“Manif” dos polícias – Aproveitamento à custa alheia
Não se vislumbra como uma formação inorgânica, por mais zeros que tenha, possa substituir um sindicato nos seus objetivos.
Numa das muitas intervenções da ASPP/PSP, tive a oportunidade de moderar em 2008 um seminário sobre o tema “Polícia – Profissão de Risco”. De entre várias conclusões então tiradas, figurava a exigência da função policial como profissão de risco merecer expressa consagração legal. Como habitualmente, e à semelhança de outras, esta reivindicação foi apresentada em tempo útil ao Governo e aos grupos parlamentares. Até hoje o executivo está em débito para o cumprimento dessa medida, não obstante existir uma recomendação parlamentar neste mesmo sentido. De igual jeito, e como consequência da atividade sindical e associativo-profissional policial, pende na atualidade um projeto de lei no sentido de ser aprovado o Estatuto da Condição Policial, depois de um projeto similar ter sido rejeitado na anterior legislatura, por grupos parlamentares, entre os quais, o do partido no poder, e que agora se apresentam solidários com a causa sindical policial.

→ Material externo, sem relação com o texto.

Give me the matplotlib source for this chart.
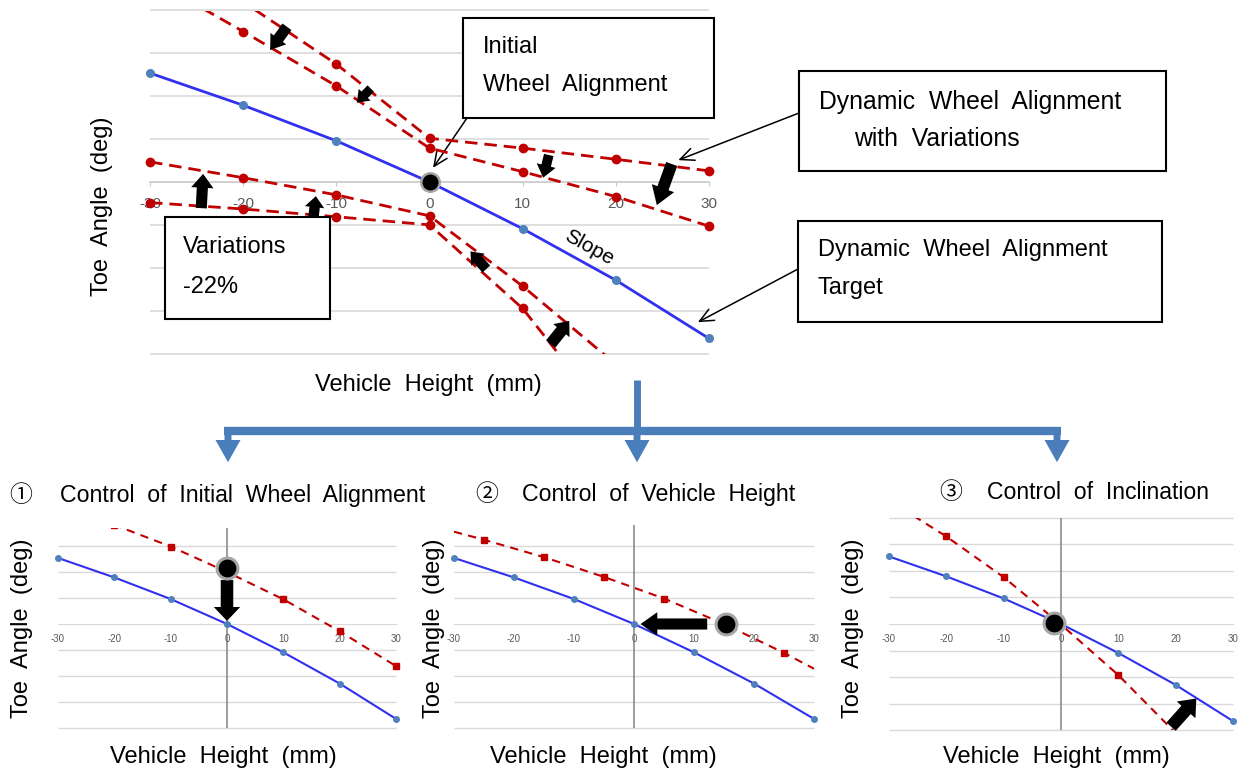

Vem esta referência apenas para significar que, de um modo geral, as organizações representativas de profissionais da PSP e da GNR, enquanto unidades eleitas pela respetiva classe, tem sabido ativar-se na busca de soluções para as suas aspirações próprias e legítimas. Porém, este tipo de atividade num Estado de Direito Democrático tem as suas regras. Assim, o diálogo, a negociação, a persistência e a transparência constituem as balizas dentro das quais o sindicalismo relança a validação do seu projeto dinâmico no enquadramento de uma sociedade democrática. É, aliás, para tanto que o artigo 55.º da Constituição da República reconhece este formato organizativo como a via superior de consciência profissional.
Todavia, à sombra da permissividade da sociedade democrática aparecem movimentos algo abrangentes, que em dado momento, e por mais variados motivos, podem demonstrar o “quanto” da sua insatisfação pela situação vivencial, exigindo em simultâneo que o poder político aja mais em conformidade com as expectativas sociais. A sua componente difusa, por vezes radicada no anonimato, é propícia para o cometimento de desregramentos e distúrbios podendo culminar em atos violentos. Só que esta contextualização nada tem a ver com o sindicalismo. Em certos casos, embora possa haver coincidência entre as exigências desses movimentos e as reivindicações dos sindicatos, essa coincidência pode não existir na habitual forma de atuação de uns e outros. Neste aspeto, e ao contrário do entendimento do sr. ministro da Administração Interna, não há sindicalismo responsável; o sindicalismo é sempre responsável, portanto, incompatível com a ultrapassagem da linha vermelha para a sua atuação dentro do parâmetro democrático. De fora fica a arruaça – que pode bem ser o apanágio desses movimentos inorgânicos, não eleitos e anónimos, mas não de sindicatos ou associações profissionais, cujo comportamento está marcado por cânones de uma justaposição de solução de conflito e nunca pelo afrontamento.
No recente caso da “manif” policial do dia 21 de novembro, e pelo que se conhece das imagens televisivas, as pretensões do denominado Movimento Zero, pese embora mantendo o anonimato dos seus dirigentes e da sua forma organizativa, aparentam coincidir com as da ASPP/PSP e APG/GNR, que convocaram a manifestação. Ora, partindo da ideia de que o sindicalismo em geral pauta a sua conduta no contexto da lei – ter carater não clandestino; ser fruto de um resultado eleitoral e adotar estatutos publicados, legalmente aprovados –, não se vislumbra como uma formação inorgânica, por mais zeros que tenha, possa substituir um sindicato nos seus objetivos e menos ainda constituir uma mais valia nas suas finalidades, salvo se enveredar por caminhos que a lei não prevê nem aconselha. Mais: parece que o Movimento Zero quis viciar toda a filosofia e sentido da manifestação sindical, ao dar o palanquim do discurso (a carrinha da organização da manifestação) a um Sr. Deputado, que apareceu a fazer a afirmação de que o sindicalismo tradicional (numa implícita alusão à ASPP/PSP e APG/GNR) tinha os seus dias contados, daí decorrendo uma tentativa de desvirtuamento do próprio sentido da manifestação de polícias, que, por natureza, tem de ser apolítica e não partidária. Talvez aqui resida a motivação para colocar os blocos de betão a título preventivo. No entanto, o melhor que aconteceu foi os organizadores, por esta altura, darem a manifestação por terminada.